Exeter have had their share of crises and been to the brink and back financially. Every available penny at present goes towards ground refurbishment in line with the Taylor recommendations; the home supporters' open-air terrace, the Big Bank, is currently being replaced with a smart grandstand, and the famous Cowshed is next on the list. Another upward bounce for the Grecians in 2000.

Fox has represented stability. "There had been so much upheaval that what we needed above all was continuity," he said. "And now we're not one of the teams that are going to go bust next week, we're not fighting against relegation, the waters are a lot calmer.

"Success has been just surviving, but we're better than that now. We've got some good players and if we can keep everyone fit we'll have half a chance of looking at the play-offs.

"But that is not to say it's not uphill. The biggest thing about coming to a small club is that you realise you can't compete in the transfer market. To have a successful team you've got to have the financial clout. So we have to do it the hard way.

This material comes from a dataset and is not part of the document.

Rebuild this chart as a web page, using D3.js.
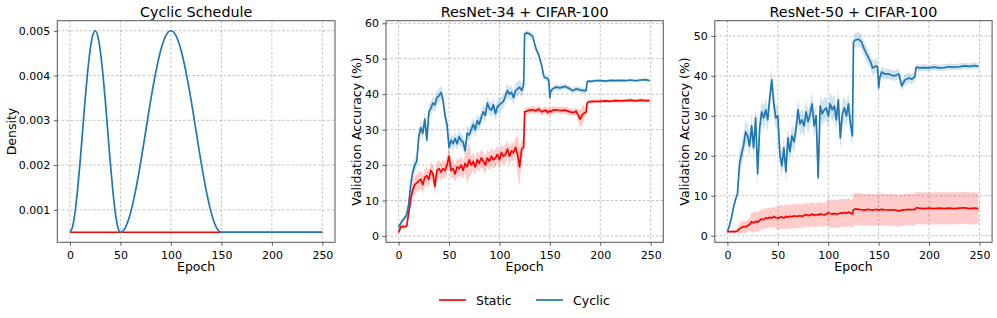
<!DOCTYPE html>
<html>
<head>
<meta charset="utf-8">
<script src="https://cdn.jsdelivr.net/npm/d3@7"></script>
<style>
  body { margin: 0; background: #fff; }
  text { font-family: "DejaVu Sans", sans-serif; fill: #000; }
  .tick text { font-size: 11px; }
  .grid line { stroke: #b0b0b0; stroke-dasharray: 2.5,2; stroke-width: 0.8; }
</style>
</head>
<body>
<div id="chart"></div>
<script>
// figure size
var svgWidth = 997;
var svgHeight = 318;

// Data
// Panel 1: cyclic schedule density
var densityEpochs = [0, 2.5, 5, 7.5, 10, 12.5, 15, 17.5, 20, 22.5, 25, 27.5, 30, 32.5, 35, 37.5, 40, 42.5, 45, 47.5, 50,
  55, 60, 65, 70, 75, 80, 85, 90, 95, 100, 105, 110, 115, 120, 125, 130, 135, 140, 145, 150, 200, 250];
var densityCyclic = [0.0005, 0.00061, 0.00093, 0.00143, 0.00205, 0.00275, 0.00345, 0.00407, 0.00457, 0.00489, 0.005,
  0.00489, 0.00457, 0.00407, 0.00345, 0.00275, 0.00205, 0.00143, 0.00093, 0.00061, 0.0005,
  0.00061, 0.00093, 0.00143, 0.00205, 0.00275, 0.00345, 0.00407, 0.00457, 0.00489, 0.005,
  0.00489, 0.00457, 0.00407, 0.00345, 0.00275, 0.00205, 0.00143, 0.00093, 0.00061, 0.0005, 0.0005, 0.0005];
var staticEpochs = [0, 250];
var densityStatic = [0.0005, 0.0005];

// Panels 2 and 3 share one epoch grid
var accEpochs = [0, 2, 4, 6, 8, 10, 12, 14, 16, 18, 20, 22, 24, 26, 28, 30, 32, 34, 36, 38, 40, 42, 44, 46, 48,
  50, 52, 54, 56, 58, 60, 62, 64, 66, 68, 70, 72, 74, 76, 78, 80, 82, 84, 86, 88, 90, 92, 94, 96, 98,
  100, 102, 104, 106, 108, 110, 112, 114, 116, 118, 120, 122, 124,
  125, 127, 130, 133, 136, 139, 142, 144, 146, 148, 149, 150, 151, 153, 156, 160, 165, 170, 173, 176, 180, 183, 186,
  187, 188, 190, 195, 200, 205, 210, 215, 220, 225, 230, 235, 240, 245, 249];

// ResNet-34 + CIFAR-100
var r34Cyclic = [2.5, 3.5, 4.5, 5.0, 6.0, 9.0, 14.5, 18.0, 20.0, 21.0, 28.0, 30.5, 29.0, 33.0, 27.0, 35.0, 36.0, 37.5, 37.0, 39.0,
  39.5, 40.5, 38.5, 34.0, 31.5, 25.0, 27.0, 26.0, 27.5, 26.0, 28.0, 27.0, 26.5, 24.0, 29.0, 28.5, 30.0, 31.5, 30.0, 32.5,
  31.5, 33.5, 35.0, 34.0, 37.5, 36.0, 35.5, 37.0, 34.5, 36.5, 37.0, 37.5, 38.0, 39.5, 41.0, 40.0, 40.5, 39.0, 41.0, 41.5,
  42.0, 41.0, 42.5,
  57.0, 57.3, 57.0, 56.3, 53.0, 51.0, 48.0, 45.0, 44.5, 44.5, 43.5, 39.0, 41.0, 41.5, 42.0, 41.8, 42.2, 41.5, 41.0, 41.5,
  41.2, 41.0, 41.0, 43.5, 43.7, 43.6, 43.8, 43.8, 43.7, 43.9, 43.8, 43.9, 43.8, 44.0, 43.8, 44.0, 44.1, 43.8];
var r34Static = [1.0, 2.5, 2.7, 2.6, 2.8, 6.5, 10.5, 13.0, 14.5, 15.0, 15.5, 16.0, 14.5, 16.5, 17.0, 16.0, 18.5, 17.5, 14.0, 18.5,
  19.0, 18.0, 19.0, 18.5, 20.0, 22.5, 18.5, 19.0, 17.5, 19.5, 19.0, 20.0, 18.5, 20.5, 19.5, 21.5, 20.0, 21.0, 19.5, 21.5,
  20.5, 22.0, 21.0, 20.0, 22.0, 21.0, 22.5, 21.5, 22.0, 23.0, 21.5, 23.5, 22.5, 23.0, 24.5, 22.5, 24.0, 23.5, 25.0, 23.0,
  19.5, 24.5, 25.0,
  35.0, 35.2, 35.5, 35.6, 35.3, 35.8, 35.0, 35.3, 35.5, 34.8, 35.2, 35.3, 35.0, 35.5, 35.6, 35.4, 35.5, 35.0, 34.8, 35.2,
  33.0, 34.5, 35.0, 37.5, 37.8, 37.9, 38.0, 38.0, 38.1, 38.0, 38.2, 38.1, 38.2, 38.3, 38.1, 38.3, 38.2, 38.2];
// band half widths, constant from each start epoch on
var r34CyclicBandStart = [0, 12, 125, 187];
var r34CyclicBandHalf = [0.8, 2.0, 0.8, 0.4];
var r34StaticBandStart = [0, 12, 68, 72, 118, 122, 125, 178, 184, 187];
var r34StaticBandHalf = [0.6, 2.5, 5.0, 2.5, 5.5, 2.5, 1.0, 2.5, 1.0, 0.5];

// ResNet-50 + CIFAR-100
var r50Cyclic = [1.0, 2.5, 4.5, 7.0, 9.0, 10.5, 18.0, 20.5, 22.5, 26.0, 25.0, 22.5, 27.5, 22.0, 29.5, 15.5, 27.0, 31.0, 29.5, 31.5,
  29.0, 34.5, 39.0, 33.0, 29.5, 30.0, 20.5, 17.5, 22.0, 16.0, 24.5, 21.0, 25.0, 23.5, 26.5, 31.5, 28.0, 29.0, 27.5, 31.0,
  28.5, 30.5, 33.0, 27.5, 30.0, 14.5, 32.5, 30.5, 31.5, 32.0, 30.0, 33.0, 31.5, 32.5, 29.0, 34.0, 24.5, 30.5, 32.0, 30.0,
  33.0, 28.0, 25.0,
  48.5, 49.0, 49.2, 48.5, 46.5, 45.0, 43.5, 42.0, 42.3, 42.5, 42.0, 37.0, 39.5, 41.0, 40.5, 40.5, 40.0, 40.5, 37.5, 39.0,
  39.5, 39.2, 39.8, 42.0, 42.2, 42.0, 42.1, 42.0, 42.2, 42.0, 42.1, 42.3, 42.2, 42.3, 42.5, 42.4, 42.6, 42.4];
var r50Static = [1.0, 1.0, 1.0, 1.1, 1.0, 1.2, 1.8, 2.0, 2.3, 2.2, 2.5, 2.8, 3.5, 3.2, 3.6, 3.4, 3.8, 4.2, 4.0, 4.5,
  4.3, 4.6, 4.4, 4.8, 4.5, 4.4, 4.6, 4.7, 4.4, 4.8, 4.6, 4.9, 4.7, 5.0, 4.8, 4.9, 5.0, 4.8, 5.1, 5.3,
  5.0, 5.2, 5.4, 5.1, 5.3, 5.2, 5.5, 5.3, 5.2, 5.4, 5.8, 5.5, 5.4, 5.6, 5.3, 5.5, 5.7, 5.6, 5.8, 5.6,
  5.9, 5.7, 5.4,
  6.5, 6.7, 6.6, 6.5, 6.4, 6.6, 6.5, 6.4, 6.5, 6.6, 6.5, 6.4, 6.5, 6.6, 6.5, 6.4, 6.5, 6.2, 6.4, 6.5,
  6.6, 6.5, 6.6, 6.9, 7.0, 6.9, 6.8, 6.9, 6.8, 6.9, 6.8, 6.9, 6.8, 6.9, 7.0, 6.8, 6.9, 6.8];
var r50CyclicBandStart = [0, 12, 125, 150, 187];
var r50CyclicBandHalf = [0.5, 3.0, 1.8, 1.3, 0.8];
var r50StaticBandStart = [0, 12, 24, 50, 100, 125];
var r50StaticBandHalf = [0.3, 1.5, 2.5, 3.0, 3.5, 4.0];

var xTicks = [0, 50, 100, 150, 200, 250];
var seriesNames = ["Static", "Cyclic"];
var seriesColors = ["#ff0000", "#1f77b4"];

var svg = d3.select("#chart")
  .append("svg")
  .attr("width", svgWidth)
  .attr("height", svgHeight);

function halfAt(starts, halves, e) {
  var h = halves[0];
  for (var i = 0; i < starts.length; i++) {
    if (e >= starts[i]) h = halves[i];
  }
  return h;
}

// draws one subplot
function drawPanel(opt) {
  var x = d3.scaleLinear().domain([-12.5, 262.5]).range([opt.left, opt.right]);
  var y = d3.scaleLinear().domain(opt.yDomain).range([242.3, 20.7]);
  var g = svg.append("g");

  var clipId = "clip" + opt.id;
  svg.append("clipPath").attr("id", clipId)
    .append("rect")
    .attr("x", opt.left).attr("y", 20.7)
    .attr("width", opt.right - opt.left).attr("height", 242.3 - 20.7);

  // grid
  var grid = g.append("g").attr("class", "grid");
  grid.selectAll(".vx").data(xTicks).enter().append("line")
    .attr("x1", d => x(d)).attr("x2", d => x(d))
    .attr("y1", 20.7).attr("y2", 242.3);
  grid.selectAll(".hy").data(opt.yTicks).enter().append("line")
    .attr("y1", d => y(d)).attr("y2", d => y(d))
    .attr("x1", opt.left).attr("x2", opt.right);

  var plot = g.append("g").attr("clip-path", "url(#" + clipId + ")");

  opt.series.forEach(function(s) {
    var pts = s.epochs.map((e, i) => ({e: e, v: s.values[i], h: s.bandStart ? halfAt(s.bandStart, s.bandHalf, e) : 0}));
    if (s.bandStart) {
      var area = d3.area()
        .x(d => x(d.e))
        .y0(d => y(d.v - d.h))
        .y1(d => y(d.v + d.h));
      plot.append("path")
        .datum(pts)
        .attr("d", area)
        .attr("fill", s.color)
        .attr("fill-opacity", 0.2)
        .attr("stroke", "none");
    }
    s.pts = pts;
  });

  opt.series.forEach(function(s) {
    var line = d3.line().x(d => x(d.e)).y(d => y(d.v));
    if (s.smooth) line.curve(d3.curveMonotoneX);
    plot.append("path")
      .datum(s.pts)
      .attr("d", line)
      .attr("fill", "none")
      .attr("stroke", s.color)
      .attr("stroke-width", 1.7)
      .attr("stroke-linejoin", "round");
  });

  // axes
  var bottomAxis = d3.axisBottom(x).tickValues(xTicks).tickSize(3.5).tickPadding(5);
  var leftAxis = d3.axisLeft(y).tickValues(opt.yTicks).tickSize(3.5).tickPadding(3.5).tickFormat(opt.yFormat);
  var xa = g.append("g").attr("transform", "translate(0,242.3)").call(bottomAxis);
  var ya = g.append("g").attr("transform", "translate(" + opt.left + ",0)").call(leftAxis);
  [xa, ya].forEach(function(a) {
    a.select(".domain").remove();
    a.selectAll(".tick line").attr("stroke", "#333").attr("stroke-width", 0.8);
  });

  // frame
  g.append("rect")
    .attr("x", opt.left).attr("y", 20.7)
    .attr("width", opt.right - opt.left).attr("height", 242.3 - 20.7)
    .attr("fill", "none")
    .attr("stroke", "#555")
    .attr("stroke-width", 1);

  // labels
  var cx = (opt.left + opt.right) / 2;
  g.append("text")
    .attr("x", cx).attr("y", 16.5)
    .attr("text-anchor", "middle")
    .style("font-size", "14.3px")
    .text(opt.title);

  g.append("text")
    .attr("x", cx).attr("y", 271)
    .attr("text-anchor", "middle")
    .style("font-size", "12.5px")
    .text("Epoch");

  g.append("text")
    .attr("transform", "translate(" + opt.yLabelX + "," + ((20.7 + 242.3) / 2) + ") rotate(-90)")
    .attr("text-anchor", "middle")
    .style("font-size", "12.5px")
    .text(opt.yLabel);
}

drawPanel({
  id: 1, left: 57.3, right: 335,
  yDomain: [0.000275, 0.005225],
  yTicks: [0.001, 0.002, 0.003, 0.004, 0.005],
  yFormat: d3.format(".3f"),
  title: "Cyclic Schedule", yLabel: "Density", yLabelX: 16,
  series: [
    {epochs: staticEpochs, values: densityStatic, color: seriesColors[0]},
    {epochs: densityEpochs, values: densityCyclic, color: seriesColors[1], smooth: true}
  ]
});

drawPanel({
  id: 2, left: 386, right: 663.3,
  yDomain: [-1.78, 60.73],
  yTicks: [0, 10, 20, 30, 40, 50, 60],
  yFormat: d3.format("d"),
  title: "ResNet-34 + CIFAR-100", yLabel: "Validation Accuracy (%)", yLabelX: 361,
  series: [
    {epochs: accEpochs, values: r34Static, color: seriesColors[0], bandStart: r34StaticBandStart, bandHalf: r34StaticBandHalf},
    {epochs: accEpochs, values: r34Cyclic, color: seriesColors[1], bandStart: r34CyclicBandStart, bandHalf: r34CyclicBandHalf}
  ]
});

drawPanel({
  id: 3, left: 714.8, right: 992.1,
  yDomain: [-1.65, 53.83],
  yTicks: [0, 10, 20, 30, 40, 50],
  yFormat: d3.format("d"),
  title: "ResNet-50 + CIFAR-100", yLabel: "Validation Accuracy (%)", yLabelX: 689,
  series: [
    {epochs: accEpochs, values: r50Static, color: seriesColors[0], bandStart: r50StaticBandStart, bandHalf: r50StaticBandHalf},
    {epochs: accEpochs, values: r50Cyclic, color: seriesColors[1], bandStart: r50CyclicBandStart, bandHalf: r50CyclicBandHalf}
  ]
});

// legend under the middle panel
var legend = svg.append("g");
var legendX = [439, 536];
seriesNames.forEach(function(name, i) {
  legend.append("line")
    .attr("x1", legendX[i]).attr("x2", legendX[i] + 27)
    .attr("y1", 300).attr("y2", 300)
    .attr("stroke", seriesColors[i])
    .attr("stroke-width", 1.7);
  legend.append("text")
    .attr("x", legendX[i] + 37).attr("y", 304.5)
    .style("font-size", "12.5px")
    .text(name);
});
</script>
</body>
</html>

"But that's becoming more difficult with the Premiership clubs coming down and spotting local young talent. We lost one lad to Manchester United recently, but if Alex Ferguson and Peter Fox knock on a kid's door you know which one he'll follow."

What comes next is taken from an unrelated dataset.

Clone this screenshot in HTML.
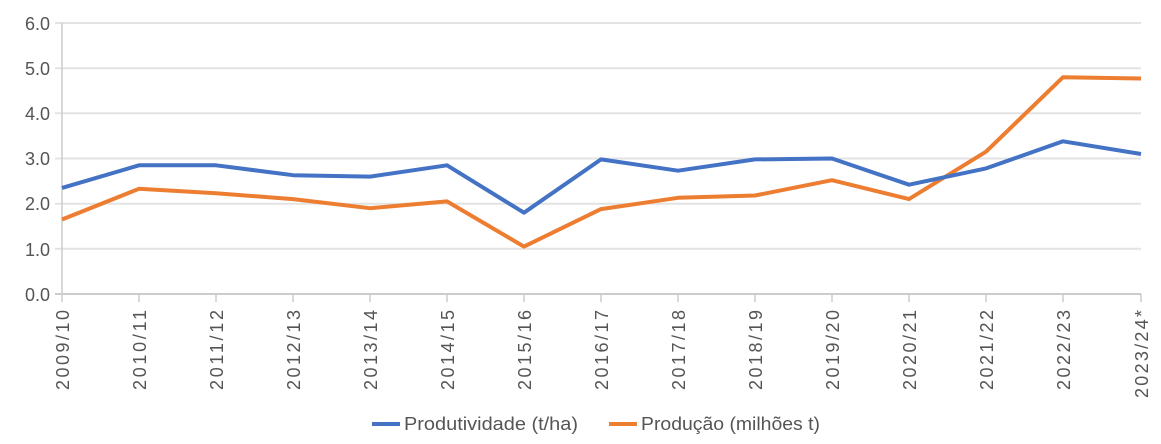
<!DOCTYPE html>
<html><head><style>body{margin:0;background:#fff}svg{display:block}text{font-family:"Liberation Sans",sans-serif;fill:#555;font-size:18px}</style></head><body>
<svg width="1161" height="444" viewBox="0 0 1161 444">
<g stroke="#e3e3e3" stroke-width="2">
<line x1="55" y1="23" x2="1141" y2="23"/><line x1="55" y1="68.2" x2="1141" y2="68.2"/><line x1="55" y1="113.3" x2="1141" y2="113.3"/><line x1="55" y1="158.5" x2="1141" y2="158.5"/><line x1="55" y1="203.7" x2="1141" y2="203.7"/><line x1="55" y1="248.8" x2="1141" y2="248.8"/>
</g>
<line x1="55" y1="294" x2="1141" y2="294" stroke="#ccc" stroke-width="2"/>
<line x1="62" y1="23" x2="62" y2="302" stroke="#ccc" stroke-width="1.5"/>
<g stroke="#ccc" stroke-width="1.5">
<line x1="139" y1="294" x2="139" y2="302"/><line x1="216" y1="294" x2="216" y2="302"/><line x1="293" y1="294" x2="293" y2="302"/><line x1="370" y1="294" x2="370" y2="302"/><line x1="447" y1="294" x2="447" y2="302"/><line x1="524" y1="294" x2="524" y2="302"/><line x1="601" y1="294" x2="601" y2="302"/><line x1="678" y1="294" x2="678" y2="302"/><line x1="755" y1="294" x2="755" y2="302"/><line x1="832" y1="294" x2="832" y2="302"/><line x1="909" y1="294" x2="909" y2="302"/><line x1="986" y1="294" x2="986" y2="302"/><line x1="1063" y1="294" x2="1063" y2="302"/><line x1="1141" y1="294" x2="1141" y2="302"/>
</g>
<g text-anchor="end">
<text x="50" y="30">6.0</text><text x="50" y="75">5.0</text><text x="50" y="120">4.0</text><text x="50" y="165">3.0</text><text x="50" y="210">2.0</text><text x="50" y="256">1.0</text><text x="50" y="301">0.0</text>
</g>
<g text-anchor="end" lengthAdjust="spacingAndGlyphs">
<text transform="translate(69,310) rotate(-90)" textLength="80">2009/10</text>
<text transform="translate(146,310) rotate(-90)" textLength="80">2010/11</text>
<text transform="translate(223,310) rotate(-90)" textLength="80">2011/12</text>
<text transform="translate(300,310) rotate(-90)" textLength="80">2012/13</text>
<text transform="translate(377,310) rotate(-90)" textLength="80">2013/14</text>
<text transform="translate(454,310) rotate(-90)" textLength="80">2014/15</text>
<text transform="translate(531,310) rotate(-90)" textLength="80">2015/16</text>
<text transform="translate(608,310) rotate(-90)" textLength="80">2016/17</text>
<text transform="translate(685,310) rotate(-90)" textLength="80">2017/18</text>
<text transform="translate(762,310) rotate(-90)" textLength="80">2018/19</text>
<text transform="translate(839,310) rotate(-90)" textLength="80">2019/20</text>
<text transform="translate(916,310) rotate(-90)" textLength="80">2020/21</text>
<text transform="translate(993,310) rotate(-90)" textLength="80">2021/22</text>
<text transform="translate(1070,310) rotate(-90)" textLength="80">2022/23</text>
<text transform="translate(1148,310) rotate(-90)" textLength="88">2023/24*</text>
</g>
<polyline fill="none" stroke="#ed7d31" stroke-width="4" stroke-linejoin="round" points="62,219.5 139,188.8 216,193.3 293,199.1 370,208.2 447,201.4 524,246.6 601,209.1 678,197.8 755,195.5 832,180.2 909,199.1 986,151.7 1063,77.2 1141,78.5"/>
<polyline fill="none" stroke="#4472c4" stroke-width="4" stroke-linejoin="round" points="62,187.9 139,165.3 216,165.3 293,175.2 370,176.6 447,165.3 524,212.7 601,159.4 678,170.7 755,159.4 832,158.5 909,184.7 986,168.4 1063,141.3 1141,154"/>
<line x1="372" y1="424" x2="400" y2="424" stroke="#4472c4" stroke-width="4"/>
<text x="404" y="430" textLength="174" lengthAdjust="spacingAndGlyphs">Produtividade (t/ha)</text>
<line x1="609" y1="424" x2="637" y2="424" stroke="#ed7d31" stroke-width="4"/>
<text x="641" y="430" textLength="179" lengthAdjust="spacingAndGlyphs">Produção (milhões t)</text>
</svg>
</body></html>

Fox's entire expenditure has been £18,000 on Chris Curran, £17,500 on Steve Flack and £10,000 on Shaun Gale. The rest are largely free transfers or products of the City youth scheme. Stuart Naylor, the veteran goalkeeper, had just about retired. "He was painting his house when I rang him," said Fox, "and he wasn't sure whether he wanted another season. But he's got a spring in his step again and he's very calming to have there at the back."

After trashing non-League Eastwood Town and Aldershot, the FA Cup third-round reward for Peter Fox's red-and-white army (we're so good, it's unbelievable) is Everton. In 1931 we reached the sixth round and took Sunderland to a replay at St James, losing 2-4 before a record 20,984 crowd, but because of the building work the Merseysiders, who scraped through their only previous FA Cup clash with City 1-0 at Goodison in 1986, will face only 6,000-odd. Fox is enough of a realist to know that the best to be had of a glamour draw is a decent payday, but enough of a footballer to know that there is always, there must be, hope in the heart. "To lose they're going to have to come and have an off-day or not fancy it," he said. "It's going to be about our players, the Jason Reeses and John Gittens and Gary Alexanders, having not just good games, but great games.

"And you hope that our 5,000 supporters can help, get right behind them and maybe get the likes of [Don] Hutchison and [John] Collins, who have played at Hampden and Wembley, on edge. They'll be slumming it; St James is 90 years old and they won't all fit in the away dressing-room, with mould on the walls and one toilet between them."

With that great Cup run 69 years ago came an Exeter legend, Dido the seagull, who circled St James and perched on a crossbar. Watch the skies on Saturday.